For most of baseball’s history, even the best professional players did not make salaries hundreds of times greater than the average American. In large part, this was attributable to the reserve clause attached to player contracts that forced them to bargain solely with the team that signed them — even after the contract expired. In 1975, an arbitrator allowed two players to become free agents, effectively striking down the reserve clause. From that point forward, general managers have been forced to compete against each other for free agents, driving player salaries skyward.
In most cases, these multimillion-dollar salaries benefit everyone involved. Most obviously, the players benefit because they earn more money. And, although ownership would undoubtedly like to return to the days of the reserve clause and cheap labor, they still generally prefer paying stratospheric salaries instead of fielding a third-rate team. Most importantly, baseball fans enjoy watching their highly paid stars play up to their potential, as shown by our willingness to spend money on the sport. Until the recession hit in 2008, Major League Baseball (MLB) set attendance records on an almost annual basis, peaking in 2007 with more than 79.5 million tickets sold — an average of 32,785 fans per game. Attendance has declined about 7 percent since then, down to (still healthy) 2003 levels. The reason that superb athletes like Pujols can command millions or even tens of millions of dollars per year is because people willingly give their hard-earned money to watch them perform.

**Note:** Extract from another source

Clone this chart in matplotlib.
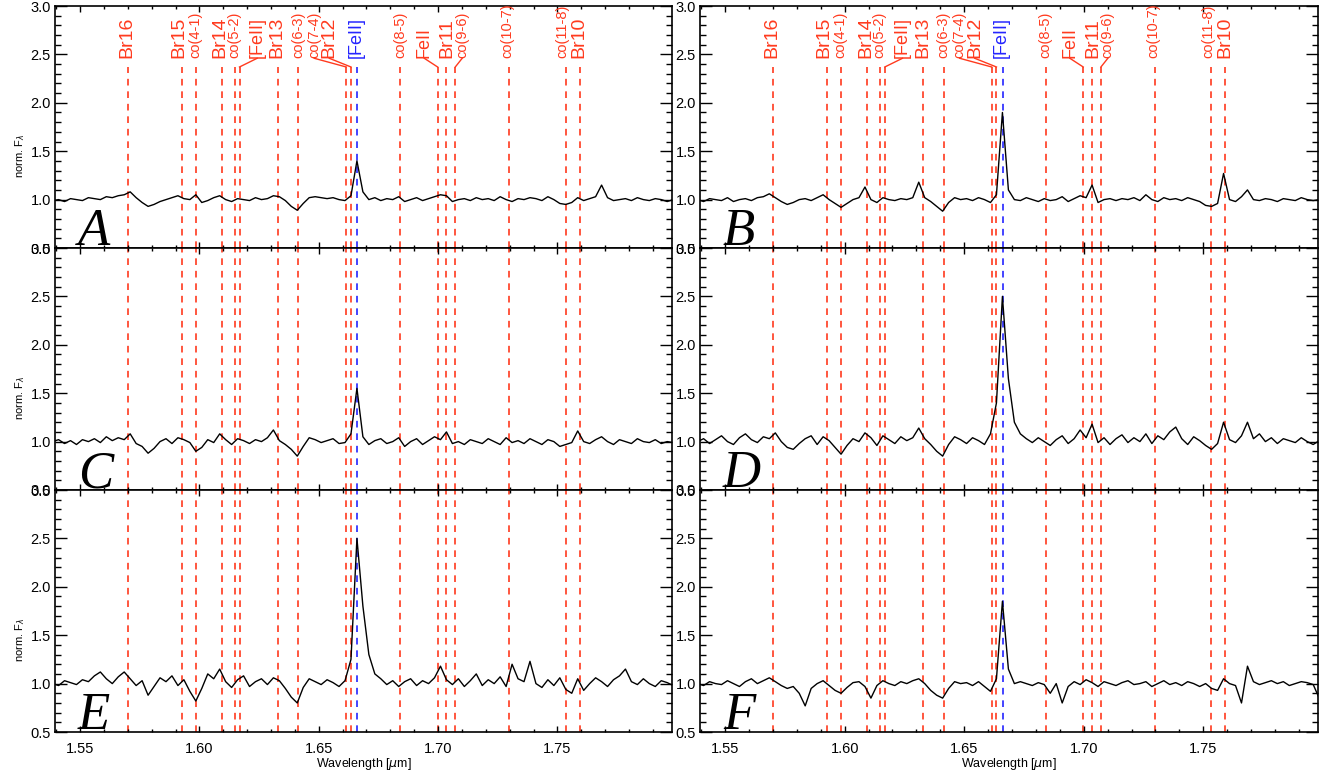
import numpy as np
import matplotlib
matplotlib.use("Agg")
from matplotlib import pyplot as plt
from matplotlib.ticker import MultipleLocator, FormatStrFormatter

plt.rcParams["font.family"] = ["Liberation Sans", "DejaVu Sans"]

# wavelength sampling of the spectra (micron)
wl_start = 1.5385
wl_step = 0.0025

spec_A = [
    0.99, 1.00, 0.98, 1.01, 1.00, 0.99, 1.02, 1.01, 1.00, 1.03,
    1.02, 1.04, 1.05, 1.08, 1.02, 0.97, 0.93, 0.95, 0.98, 1.00,
    1.02, 1.04, 1.01, 1.00, 1.05, 0.97, 0.99, 1.02, 1.04, 1.00,
    0.98, 1.01, 1.00, 0.99, 1.02, 1.00, 1.01, 1.04, 1.03, 0.99,
    0.93, 0.89, 0.96, 1.02, 1.03, 1.02, 1.01, 1.02, 1.00, 0.99,
    1.04, 1.40, 1.08, 1.00, 1.02, 0.99, 1.01, 1.00, 1.03, 0.98,
    1.00, 1.02, 0.99, 1.01, 1.03, 1.05, 1.04, 0.98, 1.00, 1.01,
    0.99, 1.02, 1.00, 1.01, 0.99, 1.03, 1.00, 0.98, 1.01, 1.00,
    1.02, 1.01, 0.99, 1.03, 1.00, 0.96, 0.95, 0.97, 1.02, 0.99,
    1.01, 1.03, 1.15, 1.02, 0.99, 1.00, 1.01, 0.99, 1.02, 1.00,
    0.99, 1.01, 1.00, 0.98, 1.00,
]
spec_B = [
    1.00, 0.98, 1.01, 1.00, 0.99, 1.02, 0.98, 1.00, 1.01, 0.99,
    1.02, 1.03, 1.06, 1.02, 0.98, 0.95, 0.97, 1.00, 1.01, 0.99,
    1.02, 1.05, 1.00, 0.96, 0.92, 0.96, 1.00, 1.02, 1.13, 1.00,
    0.97, 1.02, 1.00, 0.99, 1.01, 1.00, 1.02, 1.18, 1.02, 0.98,
    0.93, 0.88, 0.97, 1.02, 1.00, 1.01, 0.99, 1.02, 1.00, 0.97,
    1.05, 1.90, 1.10, 1.00, 0.99, 1.02, 1.00, 0.98, 1.01, 0.99,
    1.00, 1.03, 0.98, 1.01, 1.04, 1.02, 1.15, 0.97, 1.00, 1.01,
    0.99, 1.01, 1.00, 1.02, 0.99, 1.05, 1.00, 0.98, 1.02, 1.00,
    1.01, 0.99, 1.02, 1.00, 0.98, 0.94, 0.93, 0.96, 1.27, 1.00,
    0.98, 1.03, 1.10, 1.00, 0.99, 1.01, 1.00, 0.98, 1.01, 1.00,
    0.99, 1.02, 1.00, 0.99, 1.00,
]
spec_C = [
    1.00, 1.02, 0.98, 1.01, 0.97, 1.02, 1.00, 1.03, 0.99, 1.05,
    1.01, 1.04, 1.02, 1.08, 0.98, 0.95, 0.88, 0.93, 1.00, 1.03,
    0.98, 1.04, 1.02, 0.99, 0.90, 0.94, 1.02, 0.99, 1.08, 1.02,
    0.97, 1.03, 1.01, 0.98, 1.02, 1.00, 1.04, 1.12, 1.01, 0.97,
    0.92, 0.85, 0.95, 1.04, 1.02, 0.99, 1.01, 1.03, 0.98, 0.99,
    1.08, 1.55, 1.05, 0.97, 1.01, 1.03, 0.98, 1.00, 1.04, 0.95,
    1.00, 1.03, 0.97, 1.01, 1.05, 1.02, 1.10, 0.98, 1.00, 0.97,
    1.02, 1.00, 0.98, 1.03, 1.00, 0.97, 1.04, 0.99, 1.01, 0.98,
    1.03, 1.00, 0.97, 1.02, 1.00, 0.95, 0.97, 0.99, 1.11, 1.00,
    0.98, 1.02, 1.05, 1.00, 0.97, 1.02, 1.00, 0.98, 1.03, 1.00,
    0.99, 1.02, 0.98, 1.00, 0.99,
]
spec_D = [
    1.00, 1.03, 0.98, 1.02, 1.06, 1.00, 0.97, 1.04, 1.08, 1.02,
    0.99, 1.05, 1.03, 1.09, 1.00, 0.94, 0.92, 0.98, 1.03, 1.06,
    0.97, 1.05, 1.01, 0.94, 0.87, 0.96, 1.03, 1.00, 1.09, 1.04,
    0.96, 1.06, 1.02, 0.98, 1.05, 1.01, 1.04, 1.14, 1.03, 0.97,
    0.90, 0.85, 0.97, 1.05, 1.02, 0.98, 1.04, 1.01, 0.97, 1.08,
    1.40, 2.50, 1.65, 1.20, 1.08, 1.03, 0.99, 1.04, 1.00, 0.96,
    1.02, 1.06, 0.98, 1.03, 1.12, 1.04, 1.18, 0.99, 1.04, 0.97,
    1.03, 1.07, 0.99, 1.04, 1.00, 1.08, 0.98, 1.06, 1.02, 1.10,
    1.15, 1.03, 0.97, 1.05, 1.01, 0.96, 0.92, 0.98, 1.20, 1.02,
    0.99, 1.06, 1.20, 1.03, 1.08, 1.00, 1.04, 0.98, 1.03, 1.01,
    0.99, 1.04, 1.00, 0.97, 1.01,
]
spec_E = [
    1.00, 0.98, 1.03, 1.01, 0.99, 1.04, 1.02, 1.08, 1.12, 1.05,
    1.00, 1.07, 1.12, 1.05, 0.98, 1.03, 0.88, 0.97, 1.06, 1.02,
    1.08, 0.98, 1.04, 0.92, 0.82, 0.95, 1.10, 1.05, 1.15, 1.02,
    0.96, 1.04, 1.08, 0.97, 1.02, 1.05, 0.99, 1.06, 1.03, 0.95,
    0.86, 0.80, 0.96, 1.05, 1.02, 0.99, 1.04, 1.01, 0.97, 1.03,
    1.25, 2.50, 1.80, 1.30, 1.10, 1.05, 0.99, 1.03, 0.97, 1.02,
    1.05, 0.98, 1.03, 1.00, 1.06, 1.18, 1.04, 0.99, 1.05, 0.97,
    1.03, 1.10, 0.98, 1.04, 1.00, 1.07, 0.97, 1.20, 1.05, 1.02,
    1.23, 1.00, 0.96, 1.04, 0.98, 1.06, 0.94, 0.90, 1.05, 0.93,
    1.00, 1.06, 1.02, 0.97, 1.04, 1.08, 1.15, 1.02, 0.99, 1.05,
    1.00, 0.97, 1.03, 1.01, 0.98,
]
spec_F = [
    1.00, 0.98, 1.02, 1.00, 0.99, 1.03, 1.00, 0.97, 1.02, 1.05,
    1.00, 1.03, 1.06, 1.02, 0.98, 0.95, 0.97, 0.90, 0.77, 0.95,
    1.00, 1.03, 0.98, 0.93, 0.90, 0.96, 1.01, 1.02, 0.97, 0.85,
    0.98, 1.03, 1.00, 0.98, 1.02, 1.00, 1.03, 1.05, 1.00, 0.93,
    0.88, 0.85, 0.95, 1.02, 1.00, 1.01, 0.98, 1.02, 0.97, 0.92,
    1.05, 1.85, 1.15, 1.00, 1.02, 1.00, 0.98, 1.01, 0.99, 0.90,
    1.00, 0.80, 0.97, 1.02, 0.99, 1.04, 1.01, 0.97, 1.02, 1.00,
    0.98, 1.01, 1.03, 0.99, 1.00, 1.02, 0.97, 1.00, 1.03, 0.99,
    1.01, 0.98, 1.02, 1.00, 0.97, 1.00, 0.95, 0.93, 1.05, 1.00,
    0.98, 0.80, 1.18, 1.02, 0.99, 1.01, 1.03, 1.00, 1.02, 0.98,
    1.00, 1.02, 1.01, 0.99, 0.85,
]

panel_names = ["A", "B", "C", "D", "E", "F"]
spectra = [spec_A, spec_B, spec_C, spec_D, spec_E, spec_F]

# identified lines: label, line position, label position, font size
line_labels = ["Br16", "Br15", "co(4-1)", "Br14", "co(5-2)", "[FeII]", "Br13",
               "co(6-3)", "co(7-4)", "Br12", "co(8-5)", "FeII", "Br11",
               "co(9-6)", "co(10-7)", "co(11-8)", "Br10"]
line_wl = [1.5701, 1.5926, 1.5986, 1.6094, 1.6150, 1.6168, 1.6329,
           1.6415, 1.6615, 1.6635, 1.6841, 1.6998, 1.7034,
           1.7072, 1.7298, 1.7534, 1.7593]
label_wl = [1.5697, 1.5915, 1.5982, 1.6087, 1.6145, 1.6242, 1.6326,
            1.6414, 1.6481, 1.6544, 1.6841, 1.6942, 1.7038,
            1.7101, 1.7290, 1.7520, 1.7591]
label_size = [14, 14, 10.5, 14, 10.5, 13, 14, 10.5, 10.5, 14, 10.5, 13, 14,
              10.5, 10.5, 10.5, 14]

feii_label = "[FeII]"
feii_wl = 1.6661

RED = "#ff3a1e"
BLUE = "#2424ff"

fig = plt.figure(figsize=(13.25, 7.73), dpi=100)

W, H = 1325.0, 773.0
col_x = [55 / W, 700 / W]
col_w = [617 / W, 618 / W]
ph = 242 / H
row_bottom = [1 - 248 / H, 1 - 490 / H, 1 - 732 / H]

for i, (name, spec) in enumerate(zip(panel_names, spectra)):
    row, col = divmod(i, 2)
    ax = fig.add_axes([col_x[col], row_bottom[row], col_w[col], ph])
    wl = wl_start + wl_step * np.arange(len(spec))

    ytop = 2.37 if row == 0 else 3.0
    dash = (0, (4, 3.5))
    for x in line_wl:
        ax.plot([x, x], [0.5, ytop], color=RED, lw=1.2, ls=dash, zorder=1)
    ax.plot([feii_wl, feii_wl], [0.5, ytop], color=BLUE, lw=1.2, ls=dash, zorder=1)

    ax.plot(wl, spec, color="black", lw=1.0, zorder=3)

    if row == 0:
        for lab, x, lx, fs in zip(line_labels, line_wl, label_wl, label_size):
            ax.text(lx, 2.46, lab, rotation=90, ha="center", va="bottom",
                    fontsize=fs, color=RED)
            if abs(lx - x) > 0.002:
                ax.plot([lx, x], [2.46, 2.37], color=RED, lw=1.0)
        ax.text(feii_wl - 0.0004, 2.46, feii_label, rotation=90, ha="center",
                va="bottom", fontsize=13, color=BLUE)

    ax.text(0.037, 0.012, name, transform=ax.transAxes, fontsize=38,
            family="Liberation Serif", style="italic", ha="left", va="baseline")

    ax.set_xlim(1.5395, 1.798)
    ax.set_ylim(0.5, 3.0)
    ax.xaxis.set_major_locator(MultipleLocator(0.05))
    ax.xaxis.set_minor_locator(MultipleLocator(0.01))
    ax.yaxis.set_major_locator(MultipleLocator(0.5))
    ax.yaxis.set_minor_locator(MultipleLocator(0.1))
    ax.tick_params(axis="both", which="both", direction="in",
                   top=True, right=True, labelsize=10.5, width=1.0)
    ax.tick_params(axis="x", which="major", length=4.5, pad=7)
    ax.tick_params(axis="x", which="minor", length=2.5)
    ax.tick_params(axis="y", which="major", length=8.5, pad=3)
    ax.tick_params(axis="y", which="minor", length=4.3)
    ax.yaxis.set_major_formatter(FormatStrFormatter("%.1f"))
    for sp in ax.spines.values():
        sp.set_linewidth(1.2)

    if row < 2:
        ax.set_xticklabels([])
    else:
        ax.set_xlabel(r"Wavelength [$\mu$m]", fontsize=9, labelpad=0)
    if col == 0:
        ax.set_ylabel(r"norm. F$_\lambda$", fontsize=8)
        ax.yaxis.set_label_coords(-0.045, 0.38)

fig.savefig("out.png", dpi=100)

Seen from the perspective of the value he brings to fans, Pujols is a bargain at $25 or even $30 million a year. The Cardinals had the fourth-highest MLB attendance in 2010, with 3,301,218 fans attending 81 home games, according to ESPN. If each of those fans contributed only nine dollars — just once — it would net Pujols $30 million for the year. Of course, this dramatically understates how dearly Cardinals fans value his skills, because it ignores attendance at away games and the much larger audiences listening on the radio and watching on television. J.C. Bradbury, an economist at Kennesaw State University and author of The Baseball Economist, estimates that an eight-year contact with Pujols is worth $350 million, based upon similar deals to other superstars and current revenue growth. That’s $43.75 million per year. Another examination, using the statistic Wins Above Replacement (WAR), pegs the dollar value of an average season for Pujols at $32.3 million.
This analysis is complicated by subsidies that the Cardinals have received from the government — mostly in the form of deferential tax treatment and government-secured loans for the construction of the new Busch Stadium. Some area taxpayers do not care for baseball or the Cardinals, so they lose out on that deal. Such subsidies, however, are not an argument against high salaries per se, but rather against government favoritism toward certain businesses.
In 1960, Stan Musial came off a substandard season and requested a pay cut from $100,000 to $75,000. It was an honorable move from a man who demanded nothing short of perfection from himself. But nothing suggests that Pujols’ success as a player will decline any time soon. The value that Pujols has added to his fans’ lives far outstrips even the eight-digit figure on his current contract — so go ahead and pay the man what he deserves.
John Payne is a research assistant for the Show-Me Institute, an independent think tank promoting free-market solutions for Missouri public policy.